Set task:
Copy every line in which the string "that" occurs.

Given information:
──────────
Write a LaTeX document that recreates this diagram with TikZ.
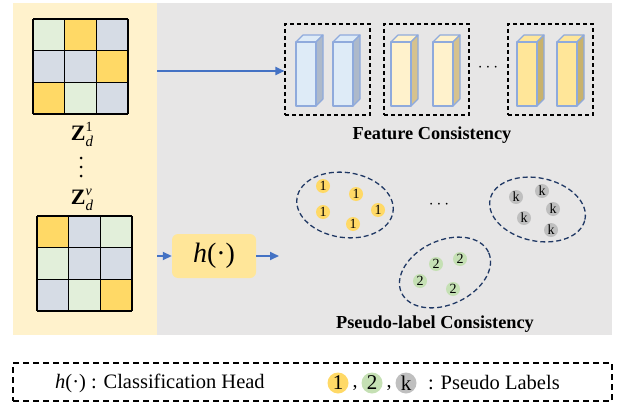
\documentclass[tikz,border=0pt]{standalone}
\usepackage{fontspec}
\setmainfont{Liberation Serif}
\usetikzlibrary{arrows.meta}
\definecolor{panely}{HTML}{FFF2CC}
\definecolor{panelg}{HTML}{E7E6E6}
\definecolor{gy}{HTML}{FFD966}
\definecolor{gg}{HTML}{E2EFDA}
\definecolor{gb}{HTML}{D6DCE5}
\definecolor{arrblue}{HTML}{4472C4}
\definecolor{hfill}{HTML}{FFE699}
\definecolor{cubout}{HTML}{8FAADC}
\definecolor{bfront}{HTML}{DEEBF7}
\definecolor{bside}{HTML}{ADB9CA}
\definecolor{yfront}{HTML}{FFF2CC}
\definecolor{yside}{HTML}{D6C28E}
\definecolor{gfront}{HTML}{FFE699}
\definecolor{gside}{HTML}{C9B26C}
\definecolor{navy}{HTML}{203864}
\definecolor{c1}{HTML}{FFD966}
\definecolor{c2}{HTML}{C5E0B4}
\definecolor{ck}{HTML}{BFBFBF}
\newcommand\cub[4]{%
 \filldraw[cubline, fill=#4] (#1,42) -- (#1+7,35) -- (#1+27,35) -- (#1+20,42) -- cycle;
 \filldraw[cubline, fill=#3] (#1+20,42) -- (#1+27,35) -- (#1+27,99) -- (#1+20,106) -- cycle;
 \filldraw[cubline, fill=#2] (#1,42) rectangle (#1+20,106);
}
\newcommand\zgrid[3]{%
 \foreach \c [count=\i from 0] in {#3} {
   \pgfmathtruncatemacro\r{div(\i,3)}
   \pgfmathtruncatemacro\cc{mod(\i,3)}
   \fill[\c] (#1+\cc*31.67, #2+\r*31.67) rectangle ++(31.67,31.67);
 }
 \foreach \k in {0,1,2,3} {
   \draw[line width=1.1pt] (#1+\k*31.67,#2) -- ++(0,95);
   \draw[line width=1.1pt] (#1,#2+\k*31.67) -- ++(95,0);
 }
}
\begin{document}
\begin{tikzpicture}[x=1pt,y=-1pt,
  cubline/.style={draw=cubout, line width=1.1pt, line join=round},
  dbox/.style={draw=black, dash pattern=on 4pt off 3pt, line width=1.1pt, inner sep=0pt},
  cluster/.style={draw=navy, dash pattern=on 5pt off 3pt, line width=1.3pt},
  arr/.style={draw=arrblue, line width=1.8pt, -{Triangle[length=9pt,width=8pt]}},
  pl/.style={circle, inner sep=0pt, minimum size=14pt, font=\fontsize{14}{14}\selectfont},
  lg/.style={circle, inner sep=0pt, minimum size=21pt, font=\fontsize{21}{21}\selectfont},
  title/.style={font=\fontsize{18.3}{18.3}\selectfont\bfseries},
  legend/.style={font=\fontsize{20.5}{22}\selectfont, anchor=west, inner sep=0pt}]
\useasboundingbox (0,0) rectangle (623,417);
% panels
\fill[panely] (13,3) rectangle (157,335);
\fill[panelg] (157,3) rectangle (612,335);
% grids
\zgrid{33}{19}{gg,gy,gb,gb,gb,gy,gy,gg,gb}
\zgrid{37}{216}{gy,gb,gg,gg,gb,gb,gb,gg,gy}
\node[font=\fontsize{22}{22}\selectfont, inner sep=0pt] (z1) at (82,134) {\textbf{Z}\rlap{\raisebox{9pt}{\fontsize{14}{14}\selectfont 1}}\raisebox{-6pt}{\fontsize{15}{15}\selectfont\textit{d}}};
\foreach \yy in {158,167,176} \fill (81,\yy) circle (1.5pt);
\node[font=\fontsize{22}{22}\selectfont, inner sep=0pt] (zv) at (82,200) {\textbf{Z}\rlap{\raisebox{9pt}{\fontsize{14}{14}\selectfont\textit{v}}}\raisebox{-6pt}{\fontsize{15}{15}\selectfont\textit{d}}};
% feature boxes
\node[dbox, minimum width=85pt, minimum height=91pt] (fb1) at (327.5,69.5) {};
\node[dbox, minimum width=85pt, minimum height=91pt] (fb2) at (426.5,69.5) {};
\node[dbox, minimum width=85pt, minimum height=91pt] (fb3) at (550.5,69.5) {};
\cub{296}{bfront}{bside}{bfront}
\cub{333}{bfront}{bside}{bfront}
\cub{391}{yfront}{yside}{yfront}
\cub{433}{yfront}{yside}{yfront}
\cub{517}{gfront}{gside}{gfront}
\cub{557}{gfront}{gside}{gfront}
\node[font=\fontsize{18}{18}\selectfont] (fdots) at (488,68) {$\cdots$};
\node[title] (ftitle) at (432,135) {Feature Consistency};
% arrows
\coordinate (a1) at (157,71);
\draw[arr] (a1) -- (a1 -| fb1.west);
\node[fill=hfill, rounded corners=6pt, minimum width=84pt, minimum height=44pt, inner sep=0pt,
  font=\fontsize{28}{28}\selectfont] (hb) at (214,256) {\textit{h}(·)};
\coordinate (a2) at (157,256);
\coordinate (a3) at (279,256);
\draw[arr] (a2) -- (hb.west);
\draw[arr] (hb.east) -- (a3);
% clusters
\draw[cluster, rotate around={-8:(345,205)}] (345,205) ellipse [x radius=48.5pt, y radius=32.5pt];
\draw[cluster, rotate around={-12:(537.5,209.5)}] (537.5,209.5) ellipse [x radius=48.5pt, y radius=31.5pt];
\draw[cluster, rotate around={25:(445,272.5)}] (445,272.5) ellipse [x radius=48pt, y radius=32pt];
\node[pl, fill=c1] (p11) at (323,186) {1};
\node[pl, fill=c1] (p12) at (356,194) {1};
\node[pl, fill=c1] (p13) at (323,212) {1};
\node[pl, fill=c1] (p14) at (378,210) {1};
\node[pl, fill=c1] (p15) at (353,224) {1};
\node[pl, fill=c2] (p21) at (436,264) {2};
\node[pl, fill=c2] (p22) at (460,259) {2};
\node[pl, fill=c2] (p23) at (420,281) {2};
\node[pl, fill=c2] (p24) at (453,289) {2};
\node[pl, fill=ck] (pk1) at (516,197) {k};
\node[pl, fill=ck] (pk2) at (542,191) {k};
\node[pl, fill=ck] (pk3) at (553,209) {k};
\node[pl, fill=ck] (pk4) at (524,218) {k};
\node[pl, fill=ck] (pk5) at (551,230) {k};
\node[font=\fontsize{18}{18}\selectfont] (cdots) at (439,205) {$\cdots$};
\node[title] (ptitle) at (435,324) {Pseudo-label Consistency};
% legend
\node[draw=black, dash pattern=on 6pt off 4pt, line width=1.1pt, minimum width=599pt, minimum height=38pt, inner sep=0pt] (leg) at (312.5,382) {};
\node[legend] (lh) at (55,383) {\textit{h}(·) : Classification Head};
\node[lg, fill=c1] (l1) at (338,383) {1};
\node[lg, fill=c2] (l2) at (372,383) {2};
\node[lg, fill=ck] (lk) at (406,383) {k};
\node[font=\fontsize{20}{20}\selectfont] (cm1) at (355,388) {,};
\node[font=\fontsize{20}{20}\selectfont] (cm2) at (389,388) {,};
\node[legend] (lp) at (428,383) {: Pseudo Labels};
\end{tikzpicture}
\end{document}
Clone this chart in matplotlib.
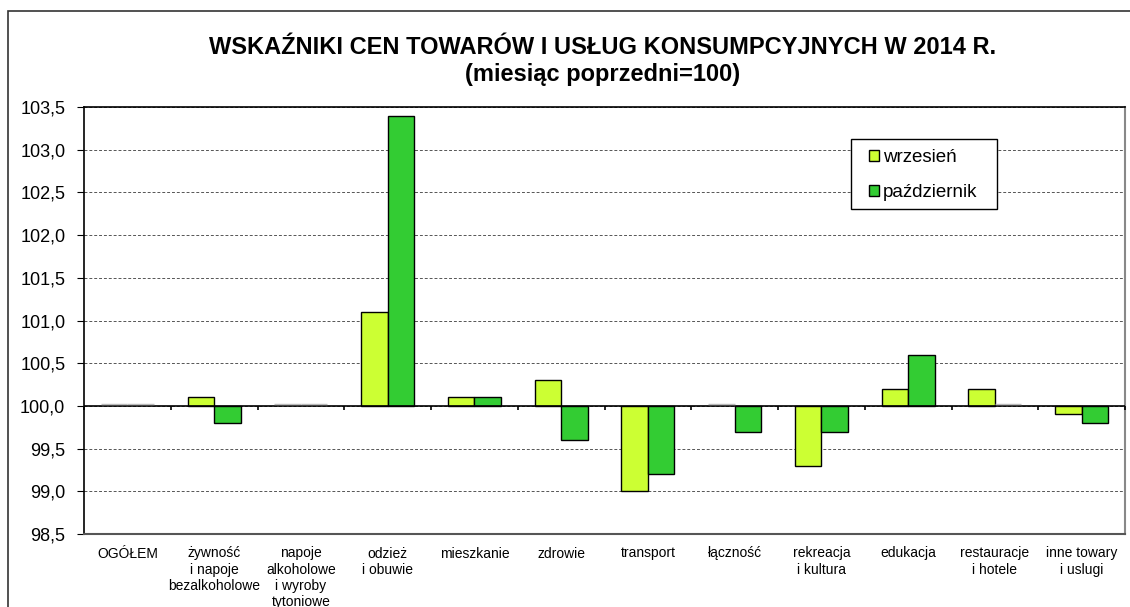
import numpy as np
import matplotlib
matplotlib.use('Agg')
import matplotlib.pyplot as plt
from matplotlib.patches import Rectangle, Patch

plt.rcParams['font.family'] = ['Liberation Sans', 'DejaVu Sans']

categories = ['OGÓŁEM', 'żywność\ni napoje\nbezalkoholowe', 'napoje\nalkoholowe\ni wyroby\ntytoniowe',
              'odzież\ni obuwie', 'mieszkanie', 'zdrowie', 'transport', 'łączność',
              'rekreacja\ni kultura', 'edukacja', 'restauracje\ni hotele', 'inne towary\ni uslugi']
wrzesien = [100.0, 100.1, 100.0, 101.1, 100.1, 100.3, 99.0, 100.0, 99.3, 100.2, 100.2, 99.9]
pazdziernik = [100.0, 99.8, 100.0, 103.4, 100.1, 99.6, 99.2, 99.7, 99.7, 100.6, 100.0, 99.8]
series_names = ['wrzesień', 'październik']
colors = ['#CCFF33', '#33CC33']
yticks = [98.5, 99.0, 99.5, 100.0, 100.5, 101.0, 101.5, 102.0, 102.5, 103.0, 103.5]
ymin, ymax, base = 98.5, 103.5, 100.0

W, H = 1130, 607
fig = plt.figure(figsize=(W / 100, H / 100), dpi=100)
# outer chart frame
fig.patches.append(Rectangle((8 / W, -0.1), 1.2, 1 - 11 / H + 0.1, transform=fig.transFigure,
                             fill=False, edgecolor='#333333', linewidth=1.2))
ax = fig.add_axes([84 / W, 1 - 534 / H, (1125 - 84) / W, (534 - 107) / H])

x = np.arange(len(categories))
w = 0.305
for i, (vals, col) in enumerate(zip([wrzesien, pazdziernik], colors)):
    h = np.array(vals) - base
    edges = ['#BBBBBB' if abs(v) < 1e-9 else 'black' for v in h]
    bars = ax.bar(x + (i - 0.5) * w, h, w, bottom=base, color=col, edgecolor=edges, linewidth=1.0, zorder=3)
    for b, v in zip(bars, h):
        if abs(v) < 1e-9:
            b.set_y(base + 0.02)
            b.set_zorder(5)

ax.set_xlim(-0.5, len(categories) - 0.5)
ax.set_ylim(ymin, ymax)
ax.set_yticks(yticks)
ax.set_yticklabels([f'{t:.1f}'.replace('.', ',') for t in yticks], fontsize=13)
ax.yaxis.grid(True, linestyle=(0, (3, 2)), color='#555555', linewidth=0.7)
ax.set_axisbelow(True)
ax.axhline(base, color='black', linewidth=1.2, zorder=4)

# category axis crosses at 100: tick marks between categories, pointing down
tick_len = 4 / ax.bbox.height * (ymax - ymin)
ax.vlines(np.arange(len(categories) + 1) - 0.5, base - tick_len, base, color='black',
          linewidth=1.2, zorder=4, clip_on=False)

ax.set_xticks(x)
ax.set_xticklabels(categories, fontsize=10, linespacing=1.2)
ax.tick_params(axis='x', length=0, pad=9)
ax.tick_params(axis='y', length=5, direction='out', pad=8.5)

for s in ['left', 'top']:
    ax.spines[s].set_linewidth(1.2)
ax.spines['bottom'].set_color('#555555')
ax.spines['bottom'].set_linewidth(1.5)
ax.spines['right'].set_color('#888888')
ax.spines['right'].set_linewidth(1.5)

fig.text(0.533, 1 - 47 / H, 'WSKAŹNIKI CEN TOWARÓW I USŁUG KONSUMPCYJNYCH W 2014 R.',
         ha='center', va='center', fontsize=17, fontweight='bold')
fig.text(0.533, 1 - 74 / H, '(miesiąc poprzedni=100)',
         ha='center', va='center', fontsize=17, fontweight='bold')

# legend frame drawn separately to match the box size
fig.patches.append(Rectangle((851 / W, 1 - 209 / H), (997 - 851) / W, (209 - 139) / H,
                             transform=fig.transFigure, fill=True, facecolor='white',
                             edgecolor='black', linewidth=1.0, zorder=5))
handles = [Patch(facecolor=c, edgecolor='black', label=n) for c, n in zip(colors, series_names)]
leg = fig.legend(handles=handles, loc='upper left', bbox_to_anchor=(869 / W, 1 - 149 / H),
                 fontsize=13.5, frameon=False, handlelength=0.55, handleheight=0.55,
                 handletextpad=0.2, labelspacing=0.97, borderpad=0, borderaxespad=0)
leg.set_zorder(6)

fig.savefig('out.png', dpi=100)
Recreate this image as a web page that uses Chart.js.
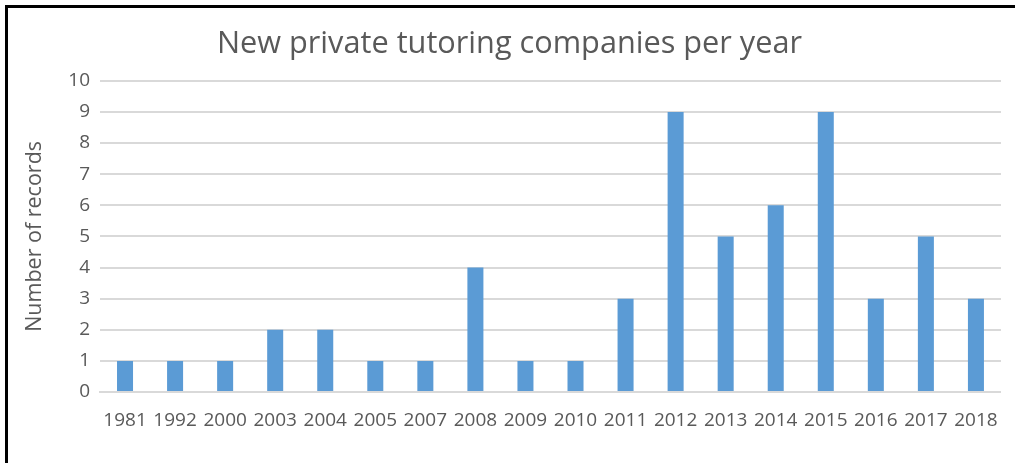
<!DOCTYPE html>
<html>
<head>
<meta charset="utf-8">
<script src="https://cdn.jsdelivr.net/npm/chart.js@4.4.0/dist/chart.umd.min.js"></script>
<style>
  html, body { margin: 0; padding: 0; background: #ffffff; }
  #wrap { position: absolute; left: 0; top: 0; width: 1015px; height: 463px; overflow: hidden; }
  #frame { position: absolute; left: 5px; top: 5px; width: 1030px; height: 480px; border-left: 3px solid #000; border-top: 3px solid #000; box-sizing: border-box; }
  canvas { position: absolute; left: 0; top: 0; }
</style>
</head>
<body>
<div id="wrap">
  <div id="frame"></div>
  <canvas id="c" width="1015" height="463"></canvas>
</div>
<script>
const titleText = 'New private tutoring companies per year';
const yAxisTitle = 'Number of records';
const years = ['1981','1992','2000','2003','2004','2005','2007','2008','2009','2010','2011','2012','2013','2014','2015','2016','2017','2018'];
const records = [1,1,1,2,2,1,1,4,1,1,3,9,5,6,9,3,5,3];
const yTicks = [0,1,2,3,4,5,6,7,8,9,10];

const FONT = "'Open Sans', 'Noto Sans', sans-serif";
const GREY = '#595959';

new Chart(document.getElementById('c'), {
  type: 'bar',
  data: {
    labels: years,
    datasets: [{
      data: records,
      backgroundColor: '#5b9bd5',
      borderWidth: 0,
      barPercentage: 0.32,
      categoryPercentage: 1.0
    }]
  },
  options: {
    responsive: false,
    animation: false,
    devicePixelRatio: 1,
    layout: { padding: { left: 16, right: 12, top: 0, bottom: 0 } },
    plugins: {
      legend: { display: false },
      tooltip: { enabled: false },
      title: {
        display: true,
        text: titleText,
        color: GREY,
        font: { family: FONT, size: 30.7, weight: 'normal', lineHeight: 1.2 },
        padding: { top: 26, bottom: 18 }
      }
    },
    scales: {
      x: {
        grid: { display: false, drawTicks: false },
        border: { display: true, color: '#d9d9d9', width: 2 },
        ticks: { color: GREY, font: { family: FONT, size: 19 }, padding: 17, maxRotation: 0, autoSkip: false },
        afterFit: (s) => { s.height = 463 - 392; }
      },
      y: {
        min: 0, max: 10,
        afterBuildTicks: (s) => { s.ticks = yTicks.map(v => ({ value: v })); },
        grid: { color: '#d9d9d9', lineWidth: 2, drawTicks: false },
        border: { display: false },
        ticks: { color: GREY, font: { family: FONT, size: 19 }, padding: 10 },
        title: {
          display: true,
          text: yAxisTitle,
          color: GREY,
          font: { family: FONT, size: 21.5, weight: 'normal', lineHeight: 1.2 },
          padding: { top: 6, bottom: 0 }
        },
        afterFit: (s) => { s.width = 84; }
      }
    }
  }
});
</script>
</body>
</html>
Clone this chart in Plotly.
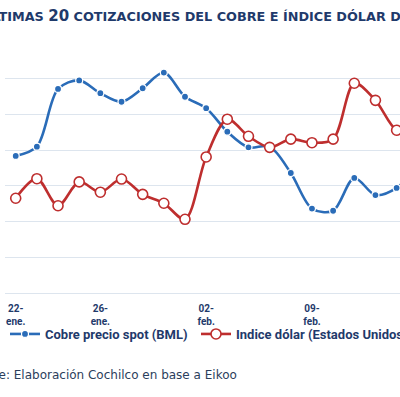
import plotly.graph_objects as go

# ---- data ----
idx = list(range(20))
cobre = [2.542, 2.555, 2.636, 2.648, 2.630, 2.618, 2.637, 2.659, 2.625, 2.609,
         2.576, 2.554, 2.555, 2.518, 2.468, 2.465, 2.511, 2.487, 2.497, 2.529]
dolar = [92.65, 93.20, 92.44, 93.11, 92.82, 93.19, 92.76, 92.51, 92.06, 93.81,
         94.87, 94.39, 94.08, 94.31, 94.21, 94.31, 95.88, 95.40, 94.56, 94.48]
tick_idx = [0, 4, 9, 14, 19]
tick_labels = ["22-<br>ene.", "26-<br>ene.", "02-<br>feb.", "09-<br>feb.", "16-<br>feb."]

NAVY = "#1F3A6B"
BLUE = "#2A6CB8"
RED = "#BE2E2E"
GRID = "#DDE5EE"

fig = go.Figure()
fig.add_trace(go.Scatter(
    x=idx, y=cobre, name="Cobre precio spot (BML)", yaxis="y", legend="legend",
    mode="lines+markers", line=dict(color=BLUE, width=2.6, shape="spline", smoothing=0.9),
    marker=dict(size=7, color=BLUE, line=dict(color="white", width=1.2)),
))
fig.add_trace(go.Scatter(
    x=idx, y=dolar, name="Indice dólar (Estados Unidos)", yaxis="y2", legend="legend2",
    mode="lines+markers", line=dict(color=RED, width=2.6, shape="spline", smoothing=0.9),
    marker=dict(size=10, color="white", line=dict(color=RED, width=1.6)),
))

fig.update_layout(
    width=400, height=397,
    margin=dict(l=5, r=0, t=43, b=104, autoexpand=False),
    paper_bgcolor="white", plot_bgcolor="white",
    showlegend=True,
    xaxis=dict(range=[-0.506, 18.16], tickmode="array", tickvals=tick_idx, ticktext=tick_labels,
               showgrid=False, zeroline=False, showline=True, linecolor=GRID, linewidth=1,
               ticks="", ticklabelstandoff=6,
               tickfont=dict(family="Roboto", size=10, color=NAVY, weight="bold")),
    yaxis=dict(range=[2.3495, 2.7005], tick0=2.35, dtick=0.05, showgrid=True, gridcolor=GRID,
               gridwidth=1, zeroline=False, showticklabels=False, ticks=""),
    yaxis2=dict(range=[89.99, 97.01], overlaying="y", side="right", showgrid=False,
                zeroline=False, showticklabels=False, ticks=""),
    legend=dict(xref="container", yref="container", x=5/400, y=1-334/397,
                xanchor="left", yanchor="middle", bgcolor="rgba(0,0,0,0)",
                font=dict(family="Roboto", size=13, color=NAVY, weight="bold")),
    legend2=dict(xref="container", yref="container", x=196/400, y=1-334/397,
                 xanchor="left", yanchor="middle", bgcolor="rgba(0,0,0,0)",
                 font=dict(family="Roboto", size=13, color=NAVY, weight="bold")),
)

fig.add_annotation(
    xref="paper", yref="paper", x=0, y=1, xshift=-25, yshift=38,
    xanchor="left", yanchor="top", showarrow=False,
    text="<b>ÚLTIMAS <span style='font-size:15px'>20</span> COTIZACIONES DEL COBRE E ÍNDICE DÓLAR DE ESTADOS UNIDOS</b>",
    font=dict(family="DejaVu Sans", size=12.8, color=NAVY),
)
fig.add_annotation(
    xref="paper", yref="paper", x=0, y=0, xshift=-42, yshift=-82,
    xanchor="left", yanchor="middle", showarrow=False,
    text="Fuente: Elaboración Cochilco en base a Eikoo",
    font=dict(family="DejaVu Sans", size=12, color="#2B3E5C"),
)

fig.write_html("out.html", post_script="document.body.style.margin='0';",
               config={"displayModeBar": False})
──────────
Exercise solution:
Write a LaTeX document that recreates this diagram with TikZ.
Recreate this image as a web page that uses Chart.js.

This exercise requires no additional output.